Sur la demande de restitution
Attendu que la SAS Owens Illinois Sales and Distribution France demande la restitution des pièces qui ne concerneraient ni le secteur français et ni celui du négoce et de la commercialisation de bouteilles de verre destinées à la filière viticole;
Attendu que si le Directeur interrégional, chef de la brigade interrégionale d'enquêtes concurrence Biec s'est engagé, par conclusions du 27 mai 2009, à restituer à la SAS Owens Illinois Sales and Distribution France les documents ne concernant pas le secteur français du négoce et de la commercialisation de bouteilles de verre destinées à la filière viticole, soit les pièces cotées 1, 2, 18, 19 et 35 du scellé n° 1, il n'en est pas de même pour les pièces cotées 12, 20 à 23, 25 et 26, 28 et 29, 40, 42, 45 à47, 64 à 64 (scellé n° 1), 11 à 15, 16 à 20, 24 à 29, 36 à 46, 52 à 57, 64 à 73, 74 à 79, 80 à 85, 88, 91 à 100 (scellé n° 2) 70, 81, (scellé n° 4), 5, 10, 12 (scellé n° 5);
Attendu, que par ordonnance du 2 avril 2008, le juge de libertés et de la détention du Tribunal de grande instance de Montpellier a autorisé le directeur interrégional Marseille à procéder ou à faire procéder dans les locaux de entreprises suivantes, aux visites et aux saisies prévues ... afin de rechercher la preuve dans le secteur suivant le négoce et la commercialisation de bouteilles de verre destinées à la filière viticole, ainsi que toute manifestation de cette concertation prohibée;
Attendu qu'à l'appui de la requête, formée par le Directeur interrégional, chef de la brigade interrégionale d'enquête concurrence Biec, ont été présentés des procès-verbaux en déclaration et des prises de copies de documents provenant du Cercle des vignerons de Provence, Embouteillage et Service des vins, Friedrich et Cie, Vignoble de Lorière et d'Herbauge et la Compagnie des vins du Grand Sud-Ouest, acteurs de filière viticole;
Qu'il résulte de ces éléments que le champ d'application de l'ordonnance rendue le 2 avril 2008 ne concernait que sur secteur de la filière viticole, à l'exclusion de tous les autres secteurs d'activité;
Qu'en conséquence, les documents concernant les secteurs d'emballages de verre pour la nourriture, la bière, les boissons non alcoolisées, le cidre et les spiritueux, soit les pièces cotées 12, 20 à 23, 25, 26, 28, 29, 40, 42, 45 à 47, 64 à 67 du scellé n° 1, 11 à 15,16 à 20, 24 à 29, 36 à 46, 52 à 57, 64 à 73,74, 79, 80 à 85, 88, 91 à 100 (scellé n°2), 70, 81 (scellé n°4), 10, 12 (scellé n° 5), doivent être restituées à la SAS Owe Illinois Sales and Distribution France.

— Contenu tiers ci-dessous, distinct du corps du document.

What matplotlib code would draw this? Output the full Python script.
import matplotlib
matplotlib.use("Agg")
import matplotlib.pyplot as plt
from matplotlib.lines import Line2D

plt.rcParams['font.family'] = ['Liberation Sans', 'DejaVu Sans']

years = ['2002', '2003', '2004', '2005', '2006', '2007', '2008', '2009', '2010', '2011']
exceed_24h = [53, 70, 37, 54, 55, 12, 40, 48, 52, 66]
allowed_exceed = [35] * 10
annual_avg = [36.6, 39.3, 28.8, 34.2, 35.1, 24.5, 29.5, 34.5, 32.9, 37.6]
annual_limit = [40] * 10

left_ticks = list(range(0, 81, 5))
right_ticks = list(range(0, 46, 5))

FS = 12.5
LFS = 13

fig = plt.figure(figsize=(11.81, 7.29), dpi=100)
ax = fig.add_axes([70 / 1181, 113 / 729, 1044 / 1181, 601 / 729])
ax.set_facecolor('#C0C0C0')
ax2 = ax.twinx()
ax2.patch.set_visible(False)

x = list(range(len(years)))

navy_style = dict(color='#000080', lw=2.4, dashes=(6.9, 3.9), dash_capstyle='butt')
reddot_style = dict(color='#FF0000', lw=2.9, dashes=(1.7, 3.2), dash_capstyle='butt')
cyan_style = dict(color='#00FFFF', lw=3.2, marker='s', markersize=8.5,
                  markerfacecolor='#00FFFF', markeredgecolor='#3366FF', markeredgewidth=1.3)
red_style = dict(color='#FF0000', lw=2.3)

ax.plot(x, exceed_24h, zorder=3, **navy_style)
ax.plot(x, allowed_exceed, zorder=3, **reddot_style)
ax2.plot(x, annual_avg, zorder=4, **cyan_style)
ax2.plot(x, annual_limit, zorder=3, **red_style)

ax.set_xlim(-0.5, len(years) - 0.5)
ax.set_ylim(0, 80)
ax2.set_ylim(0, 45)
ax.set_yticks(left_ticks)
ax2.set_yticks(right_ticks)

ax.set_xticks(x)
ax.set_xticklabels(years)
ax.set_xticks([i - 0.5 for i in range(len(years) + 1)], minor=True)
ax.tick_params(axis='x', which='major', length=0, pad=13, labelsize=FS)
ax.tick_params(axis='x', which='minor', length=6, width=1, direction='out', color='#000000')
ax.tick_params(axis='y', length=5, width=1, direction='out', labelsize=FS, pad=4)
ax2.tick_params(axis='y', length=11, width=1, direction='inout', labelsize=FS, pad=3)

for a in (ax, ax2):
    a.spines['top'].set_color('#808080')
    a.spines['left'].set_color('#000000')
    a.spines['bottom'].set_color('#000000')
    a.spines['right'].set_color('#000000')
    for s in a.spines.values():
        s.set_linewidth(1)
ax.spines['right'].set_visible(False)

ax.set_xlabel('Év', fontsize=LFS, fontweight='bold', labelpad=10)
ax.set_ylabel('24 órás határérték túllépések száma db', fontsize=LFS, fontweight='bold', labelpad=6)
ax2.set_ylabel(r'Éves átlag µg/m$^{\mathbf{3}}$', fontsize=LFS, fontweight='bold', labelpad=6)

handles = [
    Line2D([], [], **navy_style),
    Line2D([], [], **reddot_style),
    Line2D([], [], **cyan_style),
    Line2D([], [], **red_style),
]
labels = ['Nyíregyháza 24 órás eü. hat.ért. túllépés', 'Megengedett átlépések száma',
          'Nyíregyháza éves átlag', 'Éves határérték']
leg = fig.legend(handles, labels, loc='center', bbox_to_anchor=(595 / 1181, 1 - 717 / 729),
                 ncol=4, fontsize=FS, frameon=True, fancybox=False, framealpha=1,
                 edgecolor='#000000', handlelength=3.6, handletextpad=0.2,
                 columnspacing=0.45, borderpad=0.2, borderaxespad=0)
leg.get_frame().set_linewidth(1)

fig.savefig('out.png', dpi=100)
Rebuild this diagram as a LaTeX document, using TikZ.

Par ces motifs, Joint les instances portant les n° 09-00572 et 09-02180, seul le n° 09-00572 subsistant; Annule en toutes ses dispositions l'ordonnance rendue par le juge des libertés et de la détention du Tribunal de grande instance de Montpellier du 2 avril 2008; Evoque le fond du litige; Ordonne la restitution par le Directeur interrégional, chef de la brigade interrégionale d'enquêtes concurrence Biec, des pièces cotées 1, 2, 18, 19 et 35 du scellé n° 1 et les pièces cotées 12, 20 à 23, 25, 26, 28, 29, 40, 42, 45 à 47, 64 à 67 du scellé n° 1, 11 à 15, 16 à 20, 24 à 29, 36 à 46, 52 à 57, 64 à 73, 74 à 79, 80 à 85, 88, 91 à 100 (scellé n° 2), 70, 81 (scellé n° 4), 5, 10, 12 (scellé n° 5); Rejette toutes les autres demandes; Condamne le Directeur Général des Finances Publiques chargé des enquêtes fiscales aux dépens.